Although Misato and Takeru Komatsubara were satisfied with their performances, they felt disappointed about not having broken the 70-point mark in their rhythm dance (69.96). They slightly lacked momentum, resulting in small mistakes in their step sequence.

“In practice, we were very fast,” Misato reflected. “I almost crashed into the rail. So I wanted to work on slowing down, but we were downshifting too much.”

In the free dance, the team presented a futuristic performance to the Fifth Element soundtrack which featured three level-four lifts. They fell off a little bit during their twizzles, but managed to captivate the audience with an interesting choreography. Overall, they didn’t have any major mistakes, but weren’t too strong on a technical level, which resulted in a second place free dance score of 105.14. Their total score was 175.10.

“Of course, we are disappointed about the result, but we had a lot of fun,” Misato explained with a bitter smile. “There were many spectators and they gave us a lot of power. From now on, we want to focus on training to become better. We experienced how it feels like to be an athlete. We want to work on our skills and improve.”

The husband-and-wife team reflected that Japan had the weakest result at the Olympics last season.

“When we met our coach, we started from the very beginning and viewed this season as a challenge,” said Misato. “We were able to overcome many hurdles and came one step closer to our goal.”

“One of our dreams became true, but we also had regrets and cried a lot,” added Takeru. “We had a strong feeling that we had to give much more. I don’t like to use the word rival, but thanks to all the other teams who are competing with us, we became much stronger. After this competition, there are many new steps we want to climb to reach our goal.”

Third place went to the young American-Japanese team of Nicole Takahashi and Shiloh Judd, who both experienced their first time competing at the national level. They sat in third after the rhythm dance (52.01). Their fourth-place (78.25) free dance to music from Interstellar was highlighted by a strong level-two curve lift, level four straightline lift and twizzles. During their dance spin, they seemed to have lost track for a second, but aside from this glitch, they were able to secure third place with a total of 130.26 points.

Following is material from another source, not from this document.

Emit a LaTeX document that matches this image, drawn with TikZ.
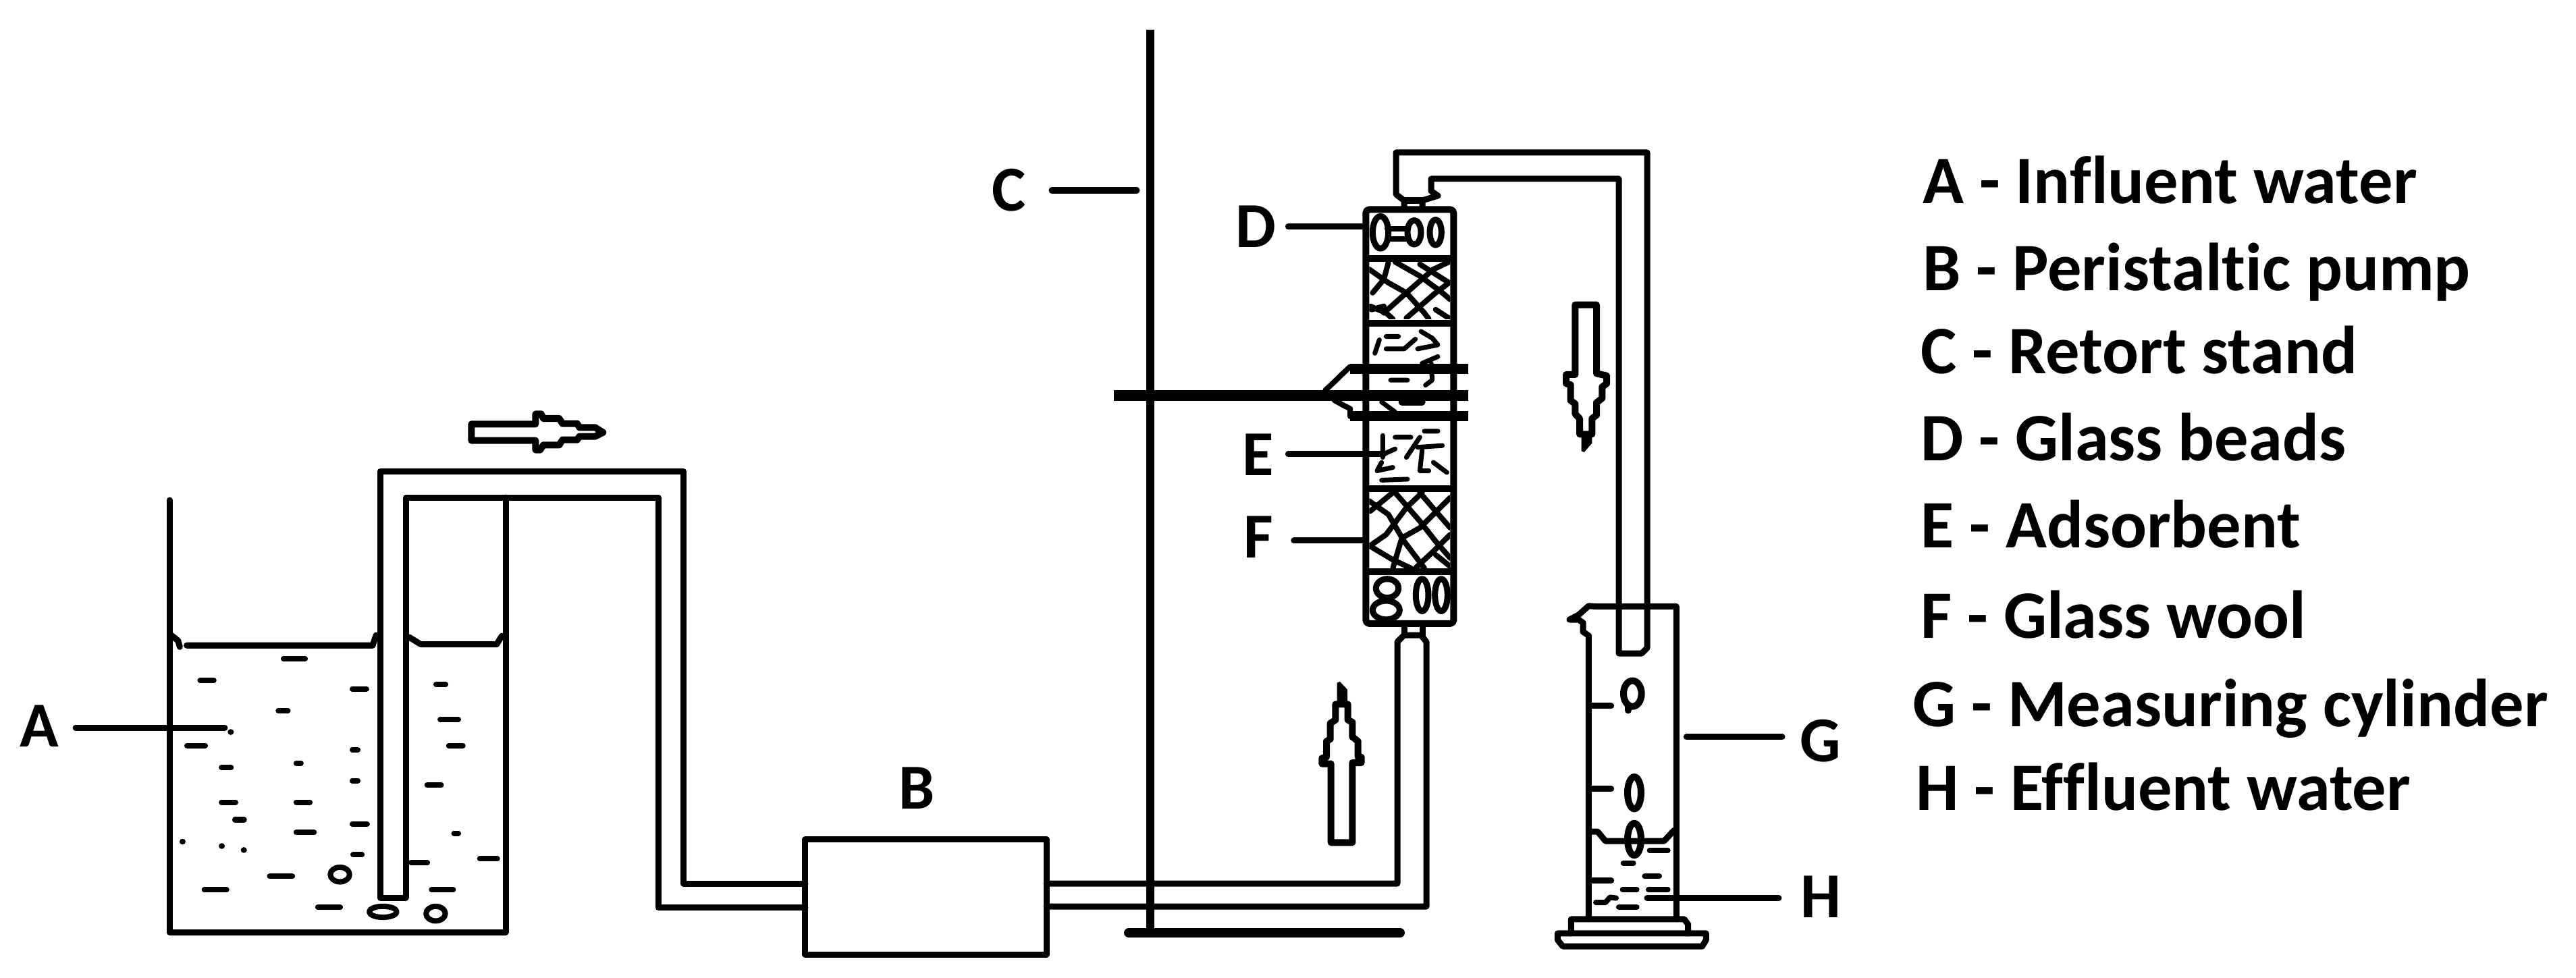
\documentclass[tikz,border=0pt]{standalone}
\usepackage{fontspec}
\setmainfont{Carlito}[BoldFont={Carlito Bold},RawFeature={-liga}]
\begin{document}
\begin{tikzpicture}[x=0.01cm,y=-0.01cm,line join=round,line cap=round,
  ln/.style={line width=0.09cm,black},
  heavy/.style={line width=0.1cm,black},
  beadline/.style={line width=0.09cm,black},
  wool/.style={line width=0.08cm,black},
  grains/.style={line width=0.07cm,black},
  z1/.style={shift={(1850,200)},xscale=0.3333,yscale=0.4975},
  z2/.style={shift={(200,600)},xscale=0.5102,yscale=0.5414},
  z3/.style={shift={(2250,850)},xscale=0.3333,yscale=0.382},
  lab/.style={font=\bfseries\fontsize{27}{30}\selectfont,inner sep=0pt},
  key/.style={font=\bfseries\fontsize{28.6}{32}\selectfont,inner sep=0pt,anchor=base west},
  bar/.style={line width=0.15cm,line cap=butt},
  leader/.style={ln}]
\useasboundingbox (0,0) rectangle (3816,1449);
\fill[white] (0,0) rectangle (3816,1449);

% stand
\draw[line width=0.12cm,line cap=butt] (1704,44) -- (1704,1388);
\draw[line width=0.14cm] (1672,1382) -- (2074,1382);

% beaker and inlet tube
\draw[ln] (251,741) -- (251,1381) -- (749,1381) -- (749,737);
\node[draw,line width=0.09cm,minimum width=3.57cm,minimum height=1.7cm,inner sep=0pt] (pump) at (1371.5,1329) {};
\draw[ln] (601,1330) -- (563,1330) -- (563,698) -- (1012,698) -- (1012,1309) -- (1193,1309);
\draw[ln] (601,1330) -- (601,737) -- (975,737) -- (975,1344) -- (1193,1344);
% outlet of pump to column
\draw[ln] (1550,1309) -- (2070,1309) -- (2070,951) -- (2080,941) -- (2105,941) -- (2113,951) -- (2113,1343) -- (1550,1343);
\draw[ln] (2080,941) -- (2080,924) (2107,941) -- (2107,924);

% column top tube
\draw[ln] (2080,309) -- (2080,297) -- (2068,288) -- (2068,226) -- (2440,226) -- (2440,960) -- (2432,968) -- (2398,968) -- (2398,265) -- (2120,265) -- (2120,283) -- (2130,290) -- (2107,297) -- (2107,309);
\draw[ln] (2080,297) -- (2107,297);

% beaker contents
\begin{scope}[z2]
\draw[ln] (105,630) -- (125,645) -- (130,662);
\draw[ln] (150,658) -- (690,658) -- (700,630);
\draw[ln] (795,635) -- (830,655) -- (1050,655) -- (1065,632);
\foreach \a/\b/\c in {425/500/694,183/235/754,625/678/777,868/908/765,410/450/837,880/945/861,145/210/932,905/958/932,625/653/944,245/285/992,462/488/980,625/653/1028,842/895/1040,245/298/1087,462/514/1087,284/323/1135,625/680/1147,462/526/1170,920/945/1172,627/665/1231,795/855/1253,995/1058/1242,195/272/1327,855/930/1327,385/463/1290,525/602/1375}
  \draw[line width=0.08cm] (\a+6,\c) -- (\b-6,\c);
\foreach \a/\b in {138/1195,252/1207,316/1218,278/895}
  \fill (\a,\b) circle [x radius=9,y radius=8];
\draw[line width=0.08cm] (595,1285) ellipse [x radius=28,y radius=20];
\draw[line width=0.08cm] (720,1387) ellipse [x radius=40,y radius=15];
\draw[line width=0.08cm] (873,1392) ellipse [x radius=28,y radius=20];
\end{scope}

% column
\begin{scope}[z1]
\draw[line width=0.1cm,rounded corners=0.05cm] (520,222) rectangle (910,1455);
\foreach \c in {367,560,1053,1300}
  \draw[line width=0.1cm,line cap=butt] (520,\c) -- (910,\c);
% glass beads, top
\draw[beadline] (585,290) ellipse [x radius=35,y radius=48];
\draw[beadline] (735,290) ellipse [x radius=30,y radius=36];
\draw[beadline] (830,290) ellipse [x radius=26,y radius=38];
\draw[wool] (615,280) -- (705,280) (615,310) -- (705,310);
% glass beads, bottom
\draw[beadline] (615,1350) ellipse [x radius=50,y radius=28];
\draw[beadline] (610,1415) ellipse [x radius=60,y radius=28];
\draw[beadline] (770,1370) ellipse [x radius=28,y radius=48];
\draw[beadline] (855,1370) ellipse [x radius=28,y radius=48];
% wool, upper
\begin{scope}
\clip (535,378) rectangle (895,548);
\draw[wool]
  (550,470) -- (600,430) -- (620,380)
  (600,530) -- (700,470) -- (820,400) -- (890,378)
  (700,545) -- (830,470) -- (890,440)
  (545,520) -- (600,510)
  (535,400) -- (620,440) -- (700,470) -- (780,530) -- (800,548)
  (650,378) -- (760,420) -- (860,470) -- (895,490)
  (760,385) -- (890,440)
  (540,510) -- (610,530) -- (640,548)
  (830,520) -- (895,548);
\end{scope}
% wool, lower
\begin{scope}
\clip (535,1065) rectangle (895,1290);
\draw[wool]
  (540,1120) -- (640,1065)
  (535,1225) -- (610,1190) -- (700,1110) -- (770,1065)
  (640,1290) -- (680,1200) -- (760,1170) -- (895,1080)
  (740,1290) -- (820,1240) -- (895,1190)
  (650,1065) -- (760,1150) -- (830,1210) -- (895,1260)
  (760,1065) -- (830,1120) -- (895,1170)
  (535,1090) -- (620,1130) -- (690,1210) -- (780,1290)
  (540,1225) -- (640,1265) -- (720,1290)
  (830,1250) -- (895,1285);
\end{scope}
% adsorbent
\draw[grains]
  (560,650) -- (580,610)
  (610,600) -- (665,600)
  (610,637) -- (690,637) -- (740,608)
  (765,585) -- (815,605) -- (840,625) -- (750,637)
  (770,680) -- (840,660)
  (630,730) -- (705,730)
  (785,745) -- (815,730) -- (810,680)
  (590,795) -- (650,825)
  (595,895) -- (595,960)
  (590,975) -- (570,1000) -- (640,990)
  (600,950) -- (650,935)
  (650,900) -- (720,900)
  (780,882) -- (840,882)
  (700,960) -- (760,900)
  (750,930) -- (860,925)
  (770,940) -- (760,1000) -- (800,1000)
  (820,975) -- (880,1005)
  (590,1028) -- (705,1025);
\draw[line width=0.1cm] (680,795) -- (770,795);
% clamp
\draw[bar] (450,697) -- (975,697);
\draw[bar] (450,838) -- (975,838);
\draw[line width=0.08cm] (450,690) -- (415,712) -- (380,735) -- (340,760);
\draw[line width=0.08cm] (380,790) -- (420,805) -- (450,815) -- (450,838);
\coordinate (clampEnd) at (975,775);
\coordinate (dA) at (175,273); \coordinate (dB) at (520,273);
\coordinate (eA) at (175,950); \coordinate (eB) at (600,950);
\coordinate (fA) at (200,1208); \coordinate (fB) at (520,1208);
\end{scope}
\coordinate (clampStart) at (1650,586);
\draw[bar] (clampStart) -- (clampEnd |- clampStart);

% measuring cylinder
\begin{scope}[z3]
\draw[ln] (310,1340) -- (310,240) -- (285,225) -- (285,190) -- (265,178) -- (225,178) -- (265,160) -- (310,125) -- (340,127) -- (700,127) -- (700,1340);
\draw[ln] (232,1395) -- (232,1340) -- (735,1340) -- (752,1360) -- (752,1395);
\draw[ln] (172,1395) -- (172,1420) -- (195,1445) -- (815,1445) -- (832,1420) -- (832,1395) -- cycle;
\foreach \c in {513,835,1190} \draw[ln] (320,\c) -- (410,\c);
\draw[ln] (320,1000) -- (350,1000) -- (385,1037) -- (645,1037) -- (690,995);
\draw[heavy] (505,465) ellipse [x radius=40,y radius=50];
\draw[heavy] (485,510) -- (485,530);
\draw[heavy] (513,850) ellipse [x radius=30,y radius=62];
\draw[heavy] (513,1030) ellipse [x radius=30,y radius=62];
\foreach \a/\b/\c in {575/668/1073,458/515/1122,553/630/1173,455/530/1225,570/668/1225,438/530/1293}
  \draw[line width=0.08cm] (\a+6,\c) -- (\b-6,\c);
\draw[line width=0.08cm] (342,1275) -- (385,1275) -- (405,1255) -- (432,1258);
\coordinate (gA) at (745,633); \coordinate (gB) at (1170,633);
\coordinate (hA) at (570,1258); \coordinate (hB) at (1155,1258);
\end{scope}

% flow arrows
\begin{scope}[shift={(650,580)},xscale=0.3333,yscale=0.3333]
\draw[heavy] (145,145) -- (430,145) -- (430,100) -- (455,100) -- (465,120) -- (535,120) -- (550,143) -- (615,143) -- (625,160) -- (695,160) -- (730,182) -- (695,200) -- (625,200) -- (615,215) -- (550,215) -- (535,238) -- (465,238) -- (450,260) -- (430,260) -- (430,218) -- (145,218) -- cycle;
\end{scope}
\begin{scope}[shift={(2280,430)},xscale=0.3333,yscale=0.3333]
\draw[heavy] (160,65) -- (255,65) -- (255,370) -- (300,380) -- (300,415) -- (280,430) -- (280,480) -- (255,500) -- (255,555) -- (235,570) -- (235,640) -- (190,640) -- (180,640) -- (180,570) -- (160,550) -- (160,505) -- (140,490) -- (140,420) -- (120,415) -- (120,375) -- (160,375) -- cycle;
\fill (188,640) -- (235,640) -- (235,680) -- (200,720) -- (188,715) -- cycle;
\end{scope}
\begin{scope}[shift={(1920,990)},xscale=0.3333,yscale=0.3333]
\draw[heavy] (155,775) -- (250,775) -- (250,420) -- (290,420) -- (290,395) -- (275,395) -- (275,325) -- (250,305) -- (250,240) -- (230,230) -- (230,160) -- (175,160) -- (175,230) -- (152,245) -- (152,315) -- (135,325) -- (135,395) -- (115,400) -- (115,425) -- (155,425) -- cycle;
\fill (182,160) -- (182,65) -- (195,60) -- (228,95) -- (228,160) -- cycle;
\end{scope}

% diagram labels and leaders
\node[lab] (lA) at (58,1076) {A};
\node[lab] (lB) at (1358,1168) {B};
\node[lab] (lC) at (1495,282) {C};
\node[lab] (lD) at (1860,336) {D};
\node[lab] (lE) at (1864,674) {E};
\node[lab] (lF) at (1864,796) {F};
\node[lab] (lG) at (2697,1098) {G};
\node[lab] (lH) at (2697,1329) {H};
\coordinate (aA) at (112,1078); \coordinate (aB) at (333,1078);
\coordinate (cA) at (1558,282); \coordinate (cB) at (1684,282);
\draw[leader] (aA) -- (aB);
\draw[leader] (cA) -- (cB);
\draw[leader] (dA) -- (dB);
\draw[leader] (eA) -- (eB);
\draw[leader] (fA) -- (fB);
\draw[leader] (gA) -- (gB);
\draw[leader] (hA) -- (hB);

% key
\node[key] (k1) at (2848,302) {A - Influent water};
\node[key] (k2) at (2848,430) {B - Peristaltic pump};
\node[key] (k3) at (2845,553) {C - Retort stand};
\node[key] (k4) at (2845,682) {D - Glass beads};
\node[key] (k5) at (2845,811) {E - Adsorbent};
\node[key] (k6) at (2845,945) {F - Glass wool};
\node[key] (k7) at (2833,1076) {G - Measuring cylinder};
\node[key] (k8) at (2838,1200) {H - Effluent water};
\end{tikzpicture}
\end{document}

“It was our first time competing at nationals, and traveling to Japan was very exhausting,” said Takahashi. “We are not totally satisfied with the performance, but we made some improvement, so from now on, we want to do our best.”

“We had a few mistakes,” agreed Judd, “but it was a great experience, great skaters and great teams. We thought it was a huge improvement for us.”

The new team wasn’t able to compete at nationals last season, so they felt it was important to give a good performance at this event. It was indeed a tough year as they had just started their partnership and went through this season with no competition. There was no “guide” for them to show what and where to improve in terms of levels.

“All the experiences we collected in the last competitions were very important for us,” said Takahashi. “We are only in our second year as a team, but it still feels like our first one.”

“This year we worked very quickly to come up with the elements we can use this season,” Judd summed up. “Overall, this (result) shows a lot of work that we’ve done as far as building our friendship, partnership and skills.”

Akari Kinoshita and Takahiko Tamura placed fourth (128.69).

Muramoto and Takahashi were selected by the Japanese Skating Federation to compete at both the Four Continents and World Figure Skating Championships. Misato Komatsubara and Takeru Komatsubara will compete at Four Continents, as well.